Best practices emerging from Santa Ana include:
- Early preparation of robust EIRs or addendums with independent expert peer review.
- Strategic use of Development Agreements to vest rights and codify community benefits.
- Leveraging state Density Bonus Law and SB 35 for ministerial pathways when affordability thresholds are exceeded.
- Proactive public engagement under the city’s Sunshine Ordinance to build consensus before formal hearings.
- Integration of VMT analysis, inclusionary housing, and green infrastructure from the conceptual stage.
Property owners and developers who invest in pre-application coordination with the Planning and Building Agency consistently achieve faster approvals and fewer appeals.
Conclusion
The case studies of Related Bristol, 3rd and Broadway, Bowery, and the Metro East Overlay demonstrate that legal compliance in Santa Ana’s mixed-use developments is both challenging and achievable. By mastering CEQA documentation, securing vested rights through development agreements, utilizing density bonuses, and addressing site-specific concerns like parking and air quality, these projects have delivered transformative growth while satisfying rigorous state and local standards.

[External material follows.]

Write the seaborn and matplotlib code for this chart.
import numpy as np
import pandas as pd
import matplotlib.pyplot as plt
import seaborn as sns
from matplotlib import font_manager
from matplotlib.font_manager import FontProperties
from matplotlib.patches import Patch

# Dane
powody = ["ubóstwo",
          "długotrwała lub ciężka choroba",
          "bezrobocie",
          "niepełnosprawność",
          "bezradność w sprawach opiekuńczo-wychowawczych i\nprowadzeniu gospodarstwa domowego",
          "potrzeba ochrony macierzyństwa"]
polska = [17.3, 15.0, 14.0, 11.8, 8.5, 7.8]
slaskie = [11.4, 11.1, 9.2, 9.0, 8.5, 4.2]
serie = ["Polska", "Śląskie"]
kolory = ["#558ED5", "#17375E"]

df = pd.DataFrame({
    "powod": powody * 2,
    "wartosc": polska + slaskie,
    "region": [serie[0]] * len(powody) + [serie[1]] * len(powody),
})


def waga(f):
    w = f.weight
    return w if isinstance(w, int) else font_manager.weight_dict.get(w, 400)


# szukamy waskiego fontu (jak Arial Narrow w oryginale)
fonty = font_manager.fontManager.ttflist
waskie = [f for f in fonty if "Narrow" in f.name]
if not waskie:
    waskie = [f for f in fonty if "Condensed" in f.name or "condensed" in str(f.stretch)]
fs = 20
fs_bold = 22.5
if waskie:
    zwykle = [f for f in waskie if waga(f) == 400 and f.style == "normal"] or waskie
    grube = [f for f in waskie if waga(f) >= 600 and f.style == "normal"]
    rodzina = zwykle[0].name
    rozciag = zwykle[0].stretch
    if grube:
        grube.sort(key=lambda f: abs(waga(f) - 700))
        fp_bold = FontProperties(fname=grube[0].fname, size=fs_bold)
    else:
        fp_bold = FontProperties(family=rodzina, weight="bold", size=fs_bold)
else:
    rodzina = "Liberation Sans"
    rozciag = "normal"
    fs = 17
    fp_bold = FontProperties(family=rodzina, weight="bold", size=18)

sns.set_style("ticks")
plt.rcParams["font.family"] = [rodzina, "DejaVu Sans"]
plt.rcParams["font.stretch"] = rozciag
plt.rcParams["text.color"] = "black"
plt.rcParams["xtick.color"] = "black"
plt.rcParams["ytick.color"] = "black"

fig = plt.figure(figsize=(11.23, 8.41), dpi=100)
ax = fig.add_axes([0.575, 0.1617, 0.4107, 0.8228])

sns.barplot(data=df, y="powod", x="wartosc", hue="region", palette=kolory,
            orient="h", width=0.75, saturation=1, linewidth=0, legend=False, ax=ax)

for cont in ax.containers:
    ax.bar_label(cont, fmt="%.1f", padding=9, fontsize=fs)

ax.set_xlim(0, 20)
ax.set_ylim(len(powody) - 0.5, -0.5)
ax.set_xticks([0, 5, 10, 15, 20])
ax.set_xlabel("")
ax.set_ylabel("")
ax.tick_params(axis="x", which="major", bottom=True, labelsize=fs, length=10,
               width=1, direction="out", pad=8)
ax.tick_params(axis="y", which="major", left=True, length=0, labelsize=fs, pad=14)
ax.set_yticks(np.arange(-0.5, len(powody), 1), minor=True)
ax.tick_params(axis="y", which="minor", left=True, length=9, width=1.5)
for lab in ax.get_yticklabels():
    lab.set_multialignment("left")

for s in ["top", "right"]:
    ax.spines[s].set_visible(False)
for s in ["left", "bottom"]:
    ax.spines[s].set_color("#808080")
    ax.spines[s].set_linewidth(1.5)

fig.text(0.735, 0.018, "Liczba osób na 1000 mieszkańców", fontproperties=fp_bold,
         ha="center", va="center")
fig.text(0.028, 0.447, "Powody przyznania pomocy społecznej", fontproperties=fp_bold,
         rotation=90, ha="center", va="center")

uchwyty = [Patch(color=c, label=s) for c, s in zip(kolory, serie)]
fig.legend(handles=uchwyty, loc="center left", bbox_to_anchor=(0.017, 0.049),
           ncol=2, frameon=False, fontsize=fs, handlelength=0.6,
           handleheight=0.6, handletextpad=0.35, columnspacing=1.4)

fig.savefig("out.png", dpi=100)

As Santa Ana continues implementing its Housing Element and General Plan goals—producing thousands of units to meet Regional Housing Needs Allocation targets—developers who treat legal compliance as a strategic advantage will thrive. These successes not only expand housing choice and economic opportunity but also model responsible urbanism for other Orange County cities navigating similar growth pressures. In a region where land-use litigation can stall projects for years, Santa Ana’s recent track record proves that thoughtful, transparent, and technically sound compliance strategies deliver results that benefit residents, businesses, and the city alike.